Stored data:
╭──

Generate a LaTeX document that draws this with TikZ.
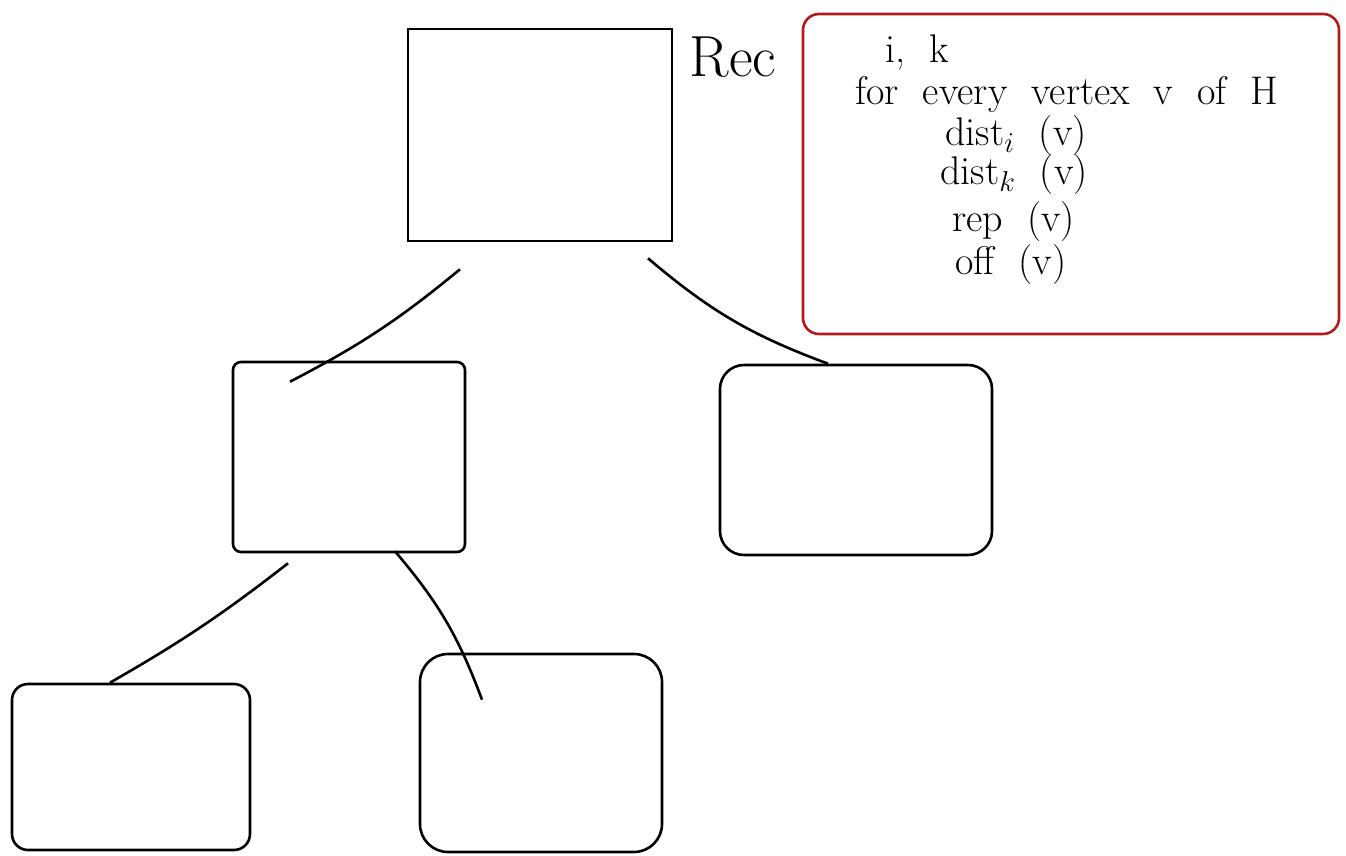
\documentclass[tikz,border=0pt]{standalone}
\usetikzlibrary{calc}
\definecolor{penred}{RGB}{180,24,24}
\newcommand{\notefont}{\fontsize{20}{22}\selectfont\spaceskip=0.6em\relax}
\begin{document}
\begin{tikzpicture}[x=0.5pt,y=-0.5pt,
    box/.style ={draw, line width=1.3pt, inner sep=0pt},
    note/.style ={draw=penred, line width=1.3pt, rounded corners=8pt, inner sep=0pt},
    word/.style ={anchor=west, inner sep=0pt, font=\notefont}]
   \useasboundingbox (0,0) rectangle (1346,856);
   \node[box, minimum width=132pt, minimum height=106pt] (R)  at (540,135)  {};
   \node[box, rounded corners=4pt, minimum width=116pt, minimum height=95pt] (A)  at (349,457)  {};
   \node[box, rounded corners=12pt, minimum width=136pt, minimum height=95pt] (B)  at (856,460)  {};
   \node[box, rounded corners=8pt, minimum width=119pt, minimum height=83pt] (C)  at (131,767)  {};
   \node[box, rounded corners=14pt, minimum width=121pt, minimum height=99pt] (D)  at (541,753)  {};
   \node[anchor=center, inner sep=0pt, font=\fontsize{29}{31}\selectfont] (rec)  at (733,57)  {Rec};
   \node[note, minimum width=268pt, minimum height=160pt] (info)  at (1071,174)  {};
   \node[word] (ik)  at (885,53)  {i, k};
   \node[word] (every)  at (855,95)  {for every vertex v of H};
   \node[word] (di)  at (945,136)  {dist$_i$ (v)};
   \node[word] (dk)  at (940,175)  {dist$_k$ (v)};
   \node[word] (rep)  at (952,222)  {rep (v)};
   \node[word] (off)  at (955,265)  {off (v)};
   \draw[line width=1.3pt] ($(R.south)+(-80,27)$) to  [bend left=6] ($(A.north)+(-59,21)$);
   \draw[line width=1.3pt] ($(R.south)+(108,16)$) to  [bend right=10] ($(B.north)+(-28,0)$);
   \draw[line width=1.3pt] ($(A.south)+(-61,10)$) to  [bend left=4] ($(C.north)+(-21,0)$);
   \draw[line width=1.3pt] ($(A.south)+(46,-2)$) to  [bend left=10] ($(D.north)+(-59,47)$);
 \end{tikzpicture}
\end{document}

╰──

The request:
Write out the listing word for word, omitting the pictures it holds.

The output:
Generate a LaTeX document that draws this with TikZ.
\documentclass[tikz,border=0pt]{standalone}
\usetikzlibrary{calc}
\definecolor{penred}{RGB}{180,24,24}
\newcommand{\notefont}{\fontsize{20}{22}\selectfont\spaceskip=0.6em\relax}
\begin{document}
\begin{tikzpicture}[x=0.5pt,y=-0.5pt,
    box/.style ={draw, line width=1.3pt, inner sep=0pt},
    note/.style ={draw=penred, line width=1.3pt, rounded corners=8pt, inner sep=0pt},
    word/.style ={anchor=west, inner sep=0pt, font=\notefont}]
   \useasboundingbox (0,0) rectangle (1346,856);
   \node[box, minimum width=132pt, minimum height=106pt] (R)  at (540,135)  {};
   \node[box, rounded corners=4pt, minimum width=116pt, minimum height=95pt] (A)  at (349,457)  {};
   \node[box, rounded corners=12pt, minimum width=136pt, minimum height=95pt] (B)  at (856,460)  {};
   \node[box, rounded corners=8pt, minimum width=119pt, minimum height=83pt] (C)  at (131,767)  {};
   \node[box, rounded corners=14pt, minimum width=121pt, minimum height=99pt] (D)  at (541,753)  {};
   \node[anchor=center, inner sep=0pt, font=\fontsize{29}{31}\selectfont] (rec)  at (733,57)  {Rec};
   \node[note, minimum width=268pt, minimum height=160pt] (info)  at (1071,174)  {};
   \node[word] (ik)  at (885,53)  {i, k};
   \node[word] (every)  at (855,95)  {for every vertex v of H};
   \node[word] (di)  at (945,136)  {dist$_i$ (v)};
   \node[word] (dk)  at (940,175)  {dist$_k$ (v)};
   \node[word] (rep)  at (952,222)  {rep (v)};
   \node[word] (off)  at (955,265)  {off (v)};
   \draw[line width=1.3pt] ($(R.south)+(-80,27)$) to  [bend left=6] ($(A.north)+(-59,21)$);
   \draw[line width=1.3pt] ($(R.south)+(108,16)$) to  [bend right=10] ($(B.north)+(-28,0)$);
   \draw[line width=1.3pt] ($(A.south)+(-61,10)$) to  [bend left=4] ($(C.north)+(-21,0)$);
   \draw[line width=1.3pt] ($(A.south)+(46,-2)$) to  [bend left=10] ($(D.north)+(-59,47)$);
 \end{tikzpicture}
\end{document}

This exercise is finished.